Violent confrontations between Alba’s people and the farmer/environmentalists are nothing new. Alba remains a suspect in the dummied up suicide of Mexico City attorney Digna Ochoa, who represented several Guerrero farmers who were accused of murder. In 2004, several Guerrero farmers were imprisoned in connection with blockades to stop timber harvesting and the alleged murder of timbermen connected to Alba.
Which makes me wonder whether the release this week of Palemón Cabrera González, who was accused of murder, battery and cattle rustling back in May 2000 might be significant. The cattle were owned by, and the murder victims worked for, one of Alva’s “lieutenants,” according to Jornada.
If the original charges are not completely bogus, it suggests that the environmentalists (or pissed-off dirt farmers) are willing to kill those only slightly connected to the operation (like the cowboy Cabrera was alleged to have murdered), or… the attack on the cattlemen’s association may have been aimed at the association in general, and not just Alba, the then-leader.
Of course, by calling one potential set of suspects “environmentalists” I may be doing what I’ve accused others of doing… applying modern political labels to Mexican traditions.

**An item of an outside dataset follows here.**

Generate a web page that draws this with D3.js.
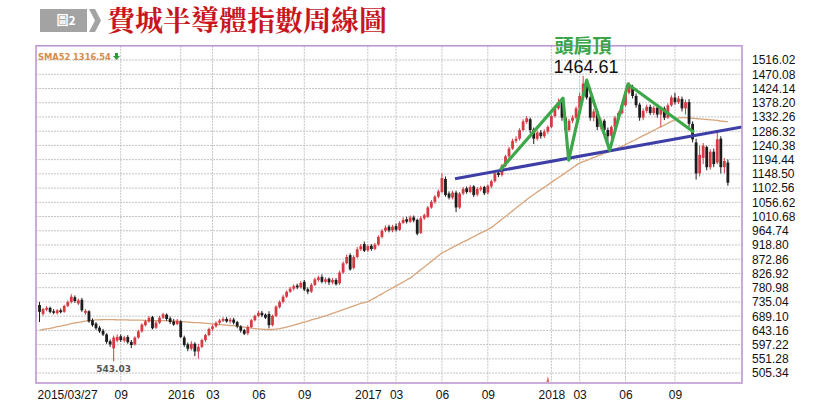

A few years ago, rumors about Marxist guerillas, right-wing death squads and other ills of modern life were circulating after a massacre in Oaxaca. Which turned out to be a 500 year old feud between two neighboring village over water rights (and water is worth killing for in rural Oaxaca… and Guerrero). The attacks in Guerrero — for all their flashy cars and high-powered arms — may just be an old “kill the rich bastard” movement… nothing even particularly Mexican.